- Born: 27 April 1935 Leningrad, USSR
- Died: 2013 (aged 77–78) Saint Petersburg
- Education: Repin Institute of Arts
- Known for: Painting, Graphics, Art education
- Movement: Realism

= Tatiana Gorb =

Russian painter

Tatiana Vladimirovna Gorb (Татья́на Влади́мировна Го́рб; 27 April 1935 – 2013) was a Soviet Russian painter, graphic artist, art teacher and illustrator, who lived and worked in Saint Petersburg (formerly Leningrad). Gorb was a member of the Saint Petersburg Union of Artists (before 1992, Leningrad branch of Union of Artists of Russian Federation) and is regarded as one of the representatives of the Leningrad school of painting. She is most famous for her portraits.

== Biography ==
Tatiana Vladimirovna Gorb was born on 27 April 1935 in Leningrad, USSR, into an artistic family. Her father, Vladimir Gorb, was a painter and taught at the Ilya Repin Leningrad Institute for Painting, Sculpture and Architecture.

In 1954, Tatiana Gorb joined the drawings department of the Repin Institute of Arts, where she studied under her father, Alexander Troshichev, Alexander Zaytsev, and Leonid Ovsannikov. In 1961, Gorb graduated from Ilya Repin Institute in Mikhail Taranov's personal art studio. Her graduation work was a design for a novel by Erich Maria Remarque, Three Comrades.

Tatiana Gorb participated in Art Exhibitions starting in 1965. She painted portraits, genre compositions, landscapes, and still lifes. Tatiana Gorb worked in the techniques of oil painting, watercolors, and graphics for print.

Gorb's painting style formed under the influence of the personality and creativity of her father, Vladimir Gorb, a famous Leningrad portrait artist and art teacher, and a professor at the Repin Institute. Her painting style is distinguished by its use of restrained color, the richness of tonal relations, and light and shadow modulations.

In 1970, Gorb became a member of Saint Petersburg Union of Artists (before 1992, the Leningrad branch of Union of Artists of Russian Federation) since 1970. Gorb spent more than 25 years teaching art at the Secondary Art School of Russian Academy of Arts, where she began work in 1985.

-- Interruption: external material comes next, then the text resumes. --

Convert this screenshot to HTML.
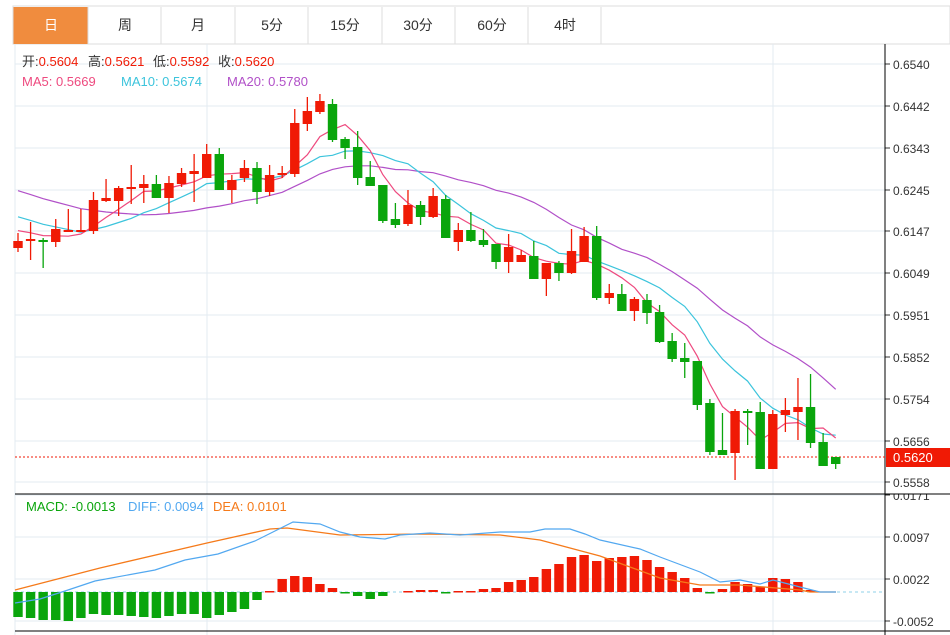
<!DOCTYPE html>
<html><head><meta charset="utf-8"><style>
body{margin:0;background:#fff;width:950px;height:635px;overflow:hidden;font-family:"Liberation Sans","Noto Sans CJK SC",sans-serif;}
svg{position:absolute;left:0;top:0}
</style></head><body>
<svg id="s" width="950" height="635" xmlns="http://www.w3.org/2000/svg" font-family="Liberation Sans, Noto Sans CJK SC, sans-serif"></svg>
<script>
const S=document.getElementById('s');let h='';
const tabs=['日','周','月','5分','15分','30分','60分','4时'];
h='<defs><clipPath id="mc"><rect x="880" y="494" width="70" height="137"/></clipPath></defs>';
h+='<rect x="13" y="6" width="937" height="38" fill="#fff" stroke="#ddd"/><rect x="13.5" y="7" width="75" height="37" fill="#f08c3e"/>';
[88,161,235,308,382,455,528,601].forEach(x=>h+=`<line x1="${x}" y1="7" x2="${x}" y2="44" stroke="#ddd"/>`);
const tc=[51,125,198,272,345,418,492,565];
tabs.forEach((t,i)=>h+=`<text x="${tc[i]}" y="30" font-size="14" text-anchor="middle" fill="${i==0?'#fff':'#333'}">${t}</text>`);
const ticks=[['0.6540',64],['0.6442',106],['0.6343',148],['0.6245',190],['0.6147',231],['0.6049',273],['0.5951',315],['0.5852',357],['0.5754',399],['0.5656',441],['0.5558',482]];
ticks.forEach(t=>{h+=`<line x1="15" y1="${t[1]}" x2="885" y2="${t[1]}" stroke="#e3ebf2"/><line x1="885" y1="${t[1]}" x2="890" y2="${t[1]}" stroke="#333"/><text x="893" y="${t[1]+5}" font-size="12" fill="#333">${t[0]}</text>`});
const mt=[['0.0171',495],['0.0097',537],['0.0022',579],['-0.0052',621],['-0.0126',638]];
mt.forEach(t=>{h+=`<line x1="15" y1="${t[1]}" x2="885" y2="${t[1]}" stroke="#e3ebf2"/><g clip-path="url(#mc)"><line x1="885" y1="${t[1]}" x2="890" y2="${t[1]}" stroke="#333"/><text x="893" y="${t[1]+5}" font-size="12" fill="#333">${t[0]}</text></g>`});
[207,773].forEach(x=>h+=`<line x1="${x}" y1="44" x2="${x}" y2="635" stroke="#e3ebf2"/>`);
h+='<line x1="15" y1="44" x2="15" y2="635" stroke="#e3ebf2"/>';
h+='<line x1="885" y1="44" x2="885" y2="635" stroke="#000"/><line x1="15" y1="494" x2="950" y2="494" stroke="#000"/><line x1="15" y1="631" x2="950" y2="631" stroke="#000"/>';
const C=[[248,241,233,252],[241,239,222,260],[240,242,238,268],[242,229,219,247],[232,230,209,232],[232,230,209,232],[231,200,192,234],[201,198,179,202],[201,188,186,216],[189,187,165,204],[188,184,175,203],[184,198,175,198],[198,183,176,213],[184,173,168,187],[174,171,154,202],[178,154,144,178],[154,190,148,190],[190,180,175,203],[178,168,160,182],[168,192,162,204],[192,175,165,196],[175,173,166,178],[174,123,109,177],[124,111,97,131],[112,101,94,114],[104,140,99,142],[139,148,137,159],[147,178,131,185],[177,186,161,186],[185,221,185,223],[219,225,203,228],[224,205,190,226],[205,217,201,225],[217,196,188,218],[199,238,195,238],[242,230,223,251],[230,241,212,242],[240,245,229,247],[244,262,244,269],[262,247,234,273],[262,255,250,262],[256,279,241,279],[279,263,263,296],[263,273,261,281],[273,251,229,274],[262,236,227,262],[236,298,226,300],[298,293,284,304],[294,311,284,311],[311,299,297,321],[300,313,294,324],[312,342,305,343],[341,359,333,362],[358,362,343,378],[361,405,361,410],[403,452,399,455],[450,455,413,455],[453,411,409,480],[411,413,409,445],[412,469,402,469],[469,414,410,469],[415,410,398,432],[412,407,378,440],[407,443,374,448],[442,466,433,466],[457,464,457,469]];
const X=i=>18+i*12.58;
h+='<line x1="15" y1="457" x2="885" y2="457" stroke="#f01a05" stroke-dasharray="2,2"/>';
const closes=C.map(c=>c[1]);
const pre=[];for(let i=0;i<10;i++)pre.push(160+i);for(let i=0;i<5;i++)pre.push(203);for(let i=0;i<4;i++)pre.push(228);
const all=pre.concat(closes);
function ma(n,col){let p=[];for(let i=0;i<C.length;i++){let s=0;for(let k=0;k<n;k++)s+=all[i+19-k];p.push(X(i).toFixed(1)+','+(s/n).toFixed(1));}
 h+=`<polyline points="${p.join(' ')}" fill="none" stroke="${col}" stroke-width="1.2"/>`;}
ma(20,'#b150c8');ma(10,'#3cc4dc');ma(5,'#ee4a7f');
C.forEach((c,i)=>{const x=X(i);const col=c[1]<=c[0]?'#f01a05':'#0aa50c';
 const t=Math.min(c[0],c[1]),b=Math.max(c[0],c[1]);
 h+=`<line x1="${x}" y1="${c[2]}" x2="${x}" y2="${c[3]}" stroke="${col}" stroke-width="1.3"/><rect x="${x-4.7}" y="${t}" width="9.4" height="${Math.max(b-t,2)}" fill="${col}"/>`;});
h+='<rect x="886" y="448" width="64" height="19" fill="#f01a05"/><text x="893" y="462" font-size="13" fill="#fff">0.5620</text>';
h+='<text font-size="13" fill="#333" y="66"><tspan x="22">开:</tspan><tspan fill="#f01a05">0.5604</tspan><tspan x="88">高:</tspan><tspan fill="#f01a05">0.5621</tspan><tspan x="153">低:</tspan><tspan fill="#f01a05">0.5592</tspan><tspan x="218">收:</tspan><tspan fill="#f01a05">0.5620</tspan></text>';
h+='<text font-size="13" y="86"><tspan x="22" fill="#ee4a7f">MA5: 0.5669</tspan><tspan x="121" fill="#3cc4dc">MA10: 0.5674</tspan><tspan x="227" fill="#b150c8">MA20: 0.5780</tspan></text>';
const H=[-25,-26,-28,-28,-29,-26,-22,-23,-23,-24,-25,-26,-24,-22,-22,-26,-23,-20,-17,-8,1,13,16,15,8,4,-1,-4,-7,-4,0,1,2,2,-1,1,1,3,4,10,12,15,23,28,35,37,31,34,35,36,32,25,20,14,4,-1,3,10,8,5,14,13,10,2,0,0];
h+='<line x1="15" y1="592" x2="885" y2="592" stroke="#8fd0ea" stroke-dasharray="3,3"/>';
H.forEach((v,i)=>{if(v==0)return;const x=X(i);const col=v>0?'#f01a05':'#0aa50c';h+=`<rect x="${x-4.7}" y="${v>0?592-v:592}" width="9.4" height="${Math.max(Math.abs(v),1.5)}" fill="${col}"/>`;});
h+='<polyline fill="none" stroke="#f57a1a" stroke-width="1.3" points="15,590 100,568 207,543 270,529 287,528 340,535 420,534 500,535 540,540 600,556 660,578 700,585 740,585 800,590 810,592 836,592"/>';
h+='<polyline fill="none" stroke="#52a8f0" stroke-width="1.2" points="15,603 40,599 65,591 95,581 155,570 185,560 218,554 255,541 293,522 320,524 340,532 360,537 385,539 400,535 430,533 460,535 500,532 530,532 545,529 570,529 585,534 600,540 640,549 660,557 700,572 720,582 740,580 760,584 773,580 800,587 820,592 836,592"/>';
h+='<text font-size="13" y="511"><tspan x="26" fill="#0aa50c">MACD: -0.0013</tspan><tspan x="128" fill="#52a8f0">DIFF: 0.0094</tspan><tspan x="213" fill="#f57a1a">DEA: 0.0101</tspan></text>';
S.innerHTML=h;
</script>
</body></html>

Tatiana Vladimirovna Gorb died in 2013 in Saint Petersburg. Her paintings reside in art museums and private collections in Russia, France, Germany, the United States, and England, among other countries.

== Bibliography ==
- Directory of Members of the Union of Artists of USSR. Volume 1.- Moscow: Soviet artist, 1979. - p. 266.
- Directory of members of the Leningrad branch of Union of Artists of Russian Federation. - Leningrad: Khudozhnik RSFSR, 1987. - p. 31.
- Matthew C. Bown. Dictionary of 20th Century Russian and Soviet Painters 1900-1980s. - London: Izomar, 1998. ISBN 0-9532061-0-6, ISBN 978-0-9532061-0-0.
- Sergei V. Ivanov. Unknown Socialist Realism. The Leningrad School. - Saint Petersburg: NP-Print Edition, 2007. – pp. 4, 207, 360, 397, 398, 405–407. ISBN 5-901724-21-6, ISBN 978-5-901724-21-7.
- Anniversary Directory graduates of Saint Petersburg State Academic Institute of Painting, Sculpture, and Architecture named after Ilya Repin, Russian Academy of Arts. 1915 - 2005. - Saint Petersburg: Pervotsvet Publishing House, 2007. p. 390.